## Source material

■ ■ ■ ■

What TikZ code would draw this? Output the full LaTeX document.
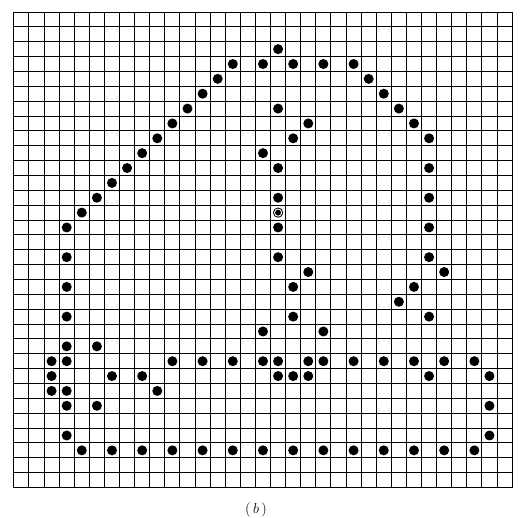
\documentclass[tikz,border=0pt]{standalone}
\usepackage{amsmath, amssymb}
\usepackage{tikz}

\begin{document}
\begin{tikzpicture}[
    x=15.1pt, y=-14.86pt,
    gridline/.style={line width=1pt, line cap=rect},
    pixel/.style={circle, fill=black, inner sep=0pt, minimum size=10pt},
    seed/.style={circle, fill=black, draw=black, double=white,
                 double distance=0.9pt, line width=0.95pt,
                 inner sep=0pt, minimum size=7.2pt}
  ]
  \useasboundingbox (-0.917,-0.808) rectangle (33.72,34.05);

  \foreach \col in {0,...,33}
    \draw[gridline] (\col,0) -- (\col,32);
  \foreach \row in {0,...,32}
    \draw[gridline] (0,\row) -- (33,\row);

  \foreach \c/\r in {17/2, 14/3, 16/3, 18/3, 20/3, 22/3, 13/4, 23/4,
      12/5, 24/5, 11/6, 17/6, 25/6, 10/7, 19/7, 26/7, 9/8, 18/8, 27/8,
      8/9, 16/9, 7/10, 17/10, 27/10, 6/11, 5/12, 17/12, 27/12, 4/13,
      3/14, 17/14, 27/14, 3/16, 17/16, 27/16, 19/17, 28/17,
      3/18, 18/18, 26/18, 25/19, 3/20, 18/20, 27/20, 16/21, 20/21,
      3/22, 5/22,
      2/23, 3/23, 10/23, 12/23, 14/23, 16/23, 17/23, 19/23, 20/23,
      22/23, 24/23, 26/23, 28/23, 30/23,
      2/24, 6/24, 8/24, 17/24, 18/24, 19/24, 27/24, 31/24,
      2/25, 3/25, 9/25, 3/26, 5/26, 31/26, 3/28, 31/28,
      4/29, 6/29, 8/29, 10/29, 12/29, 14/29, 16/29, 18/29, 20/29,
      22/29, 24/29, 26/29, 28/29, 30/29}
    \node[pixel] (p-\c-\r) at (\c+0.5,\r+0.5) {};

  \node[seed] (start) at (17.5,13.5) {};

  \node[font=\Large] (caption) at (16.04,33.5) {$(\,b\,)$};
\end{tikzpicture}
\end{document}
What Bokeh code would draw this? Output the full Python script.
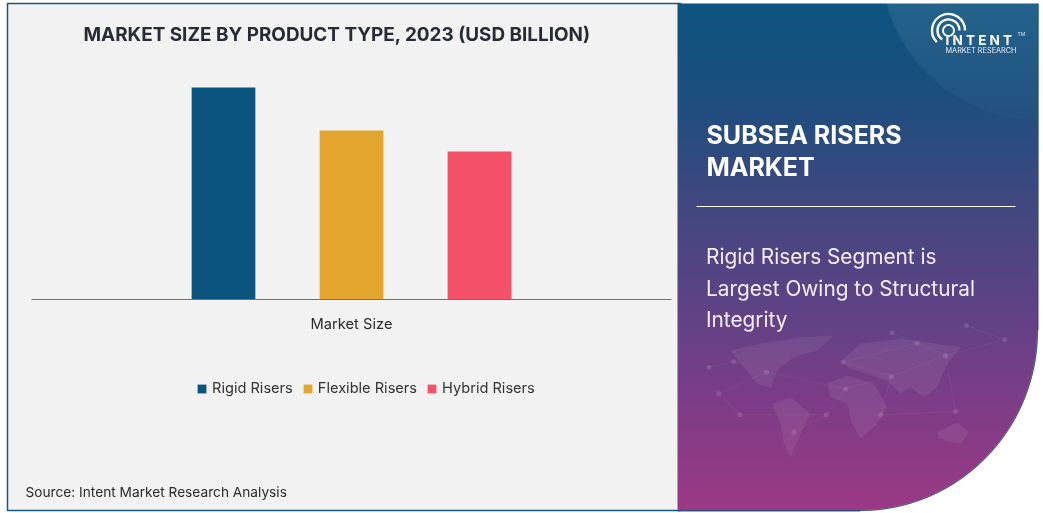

■ ■ ■ ■

## Problem
Copy all lines from the material that contain "code".

## The result
What TikZ code would draw this? Output the full LaTeX document.
What Bokeh code would draw this? Output the full Python script.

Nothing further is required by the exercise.